Après des années de conflits internes et externes au sein du MI6, James Bond s’est rangé des voitures. N’ayant visiblement pas été concerné par la réforme des retraites, notre espion coule des jours paisibles, vivant de pêche au gros et d’eau fraîche, dans un modeste bungalow de 120m2 perdu en Jamaïque. Mais voilà que les joyaux de la couronne et la femme qu’il a aimée sont à nouveau en danger. Inévitablement rattrapé par son passé, il va devoir reprendre du service et armer son Walther PPK afin de déjouer les plans du SPECTRE, l’organisation criminelle qui lui mène la vie dure depuis quatre épisodes. Tout est là dans cette recette que l’on connaît maintenant par cœur : le flegme et le smoking de notre héros, les gadgets, les Vodka-Martini qui coulent à flot, l’Aston Martin DB5, l’action pétaradante, les femmes qui manient aussi bien les talons de 9 cm que les calibres 9 mm, les paysages magnifiques sur tous les continents et le méchant défiguré/torturé dans sa base secrète… Et c’est peut-être là que le métrage déçoit. Alors que les deux précédents opus réalisés par Mendes (à qui l’on doit également American Beauty et 1917) interrogent les origines de l’icône Bond ainsi que son rôle dans l’impérialisme, on est ici sur une route finalement bien balisée. Peut-être que le travail de Mendes était trop bien fait pour nous éviter de réfléchir et nous offrait des pistes de réflexion trop évidentes ? Est-ce vraiment une déception que de vouloir rester fidèle à la franchise ? Assurément non. Car rien n’est surprenant, ni décevant. Ce qui aurait pu être une apothéose de la saga n’est en fait qu’un actionner hollywoodien très correct. La réalisation de Cary Joji Fukunaga est claire, précise et même élégante par moment, avec une gestion de l’espace assez impeccable qui ne dépasse ceci dit que rarement le travail d’un très bon artisan. On aurait tout de même pu s’attendre à un point de vue plus développé sur la mythologie bondienne, surtout que l’actualité qui a ébranlé Hollywood en fin d’année 2017 avec l’affaire Weinstein était une occasion rêvée pour cela.

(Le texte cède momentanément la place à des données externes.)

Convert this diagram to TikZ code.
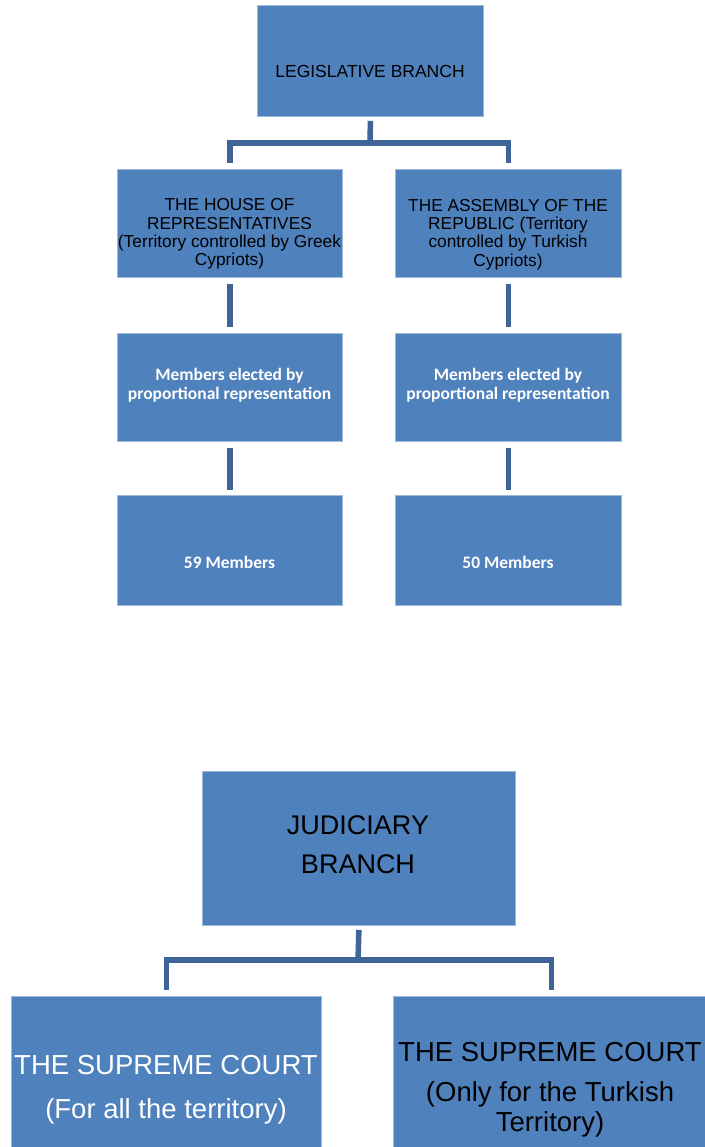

Alors que la production est en pleine phase d’écriture survient l’événement #MeToo, qui ébranle les majors américaines et amorce une prise de conscience sans précédent. Les studios, qui font déjà face aux nouveaux acteurs de la VOD, n’ont aucun intérêt à nier le phénomène et se doivent d’être précautionneux sur la teneur des discours qu’ils véhiculent sans risquer de se couper de leur public déjà volatile. James Bond et son background de mâle alpha sexiste et triomphant est typiquement le genre de franchise qui peut souffrir d’une mauvaise publicité. Il faut alors réagir et trouver la personne idéale qui pourrait insuffler un vent de féminisme, certes opportuniste mais salvateur pour la saga. Phoebe Waller-Bridge, jeune actrice et auteure britannique très remarquée pour son ton piquant depuis que sa pièce de théâtre Fleabag a été adaptée avec succès pour la BBC, est approchée par la production. Alors oui, son arrivée parmis l’équipe de scénaristes amoindrit le côté prédateur sexuel d’un 007 qui pour une fois, fidèle à une seule femme en la personne de Madeleine Swann (Léa Seydoux), n’éprouve pas le besoin de mettre à l’épreuve sa masculinité dans des relations sexuelles perverses ou non consenties aux quatre coins du globe. L’introduction d’un alter ego féminin avec le personnage de Nomi, jouée par une Lashana Lynch aussi puissante que sarcastique, est aussi un de ces ajustements bienvenus. Mais rien ne révolutionne la formule ou ne malmène ni ne déconstruit vraiment James Bond sur ses relations entre lui et les femmes. Les personnages féminins restant tout de même des traitresses ambiguës et/ou s’effaçant face au charme et au professionnalisme indéniable d’un homme qui sait tuer ses ennemis comme personne.
Tous ces éléments convergent vers une recherche de modernité de ton que la licence Bond a toujours poursuivi. On se souvient de grands ratés, comme le nanardesque Meurs un autre jour (Lee Tamahori, 2002) ou plus récemment Quantum of Solace (Mark Forster, 2008) fini à la va-vite durant la grève des scénaristes. Mais il y eut également des réussites indéniables comme le flamboyant Goldfinger (Guy Hamilton, 1964) ou le crépusculaire Skyfall (Sam Mendes, 2012). Avec ce 25ème film, on se situe clairement entre les deux catégories, car si les intentions sont bonnes, l’essai n’est pas tout à fait transformé pour convaincre et c’est d’autant plus dommage pour la fin de l’ère Daniel Craig. Bref, Mourir peut attendre se sera fait attendre tel ce grec/frites au milieu de la nuit que l’on ingurgite pour éponger ses excès. C’est efficace et complet, parfois bon sur le moment, mais ce n’est et ne sera jamais de la haute gastronomie.
Réalisé par Cary Joji Fukunaga. Avec Daniel Craig, Rami Malek, Léa Seydoux… États-Unis, Angleterre. 02h43. Genres : Action, Thriller, Espionnage. Distributeur : Universal Pictures International France. Sortie le 6 Octobre 2021.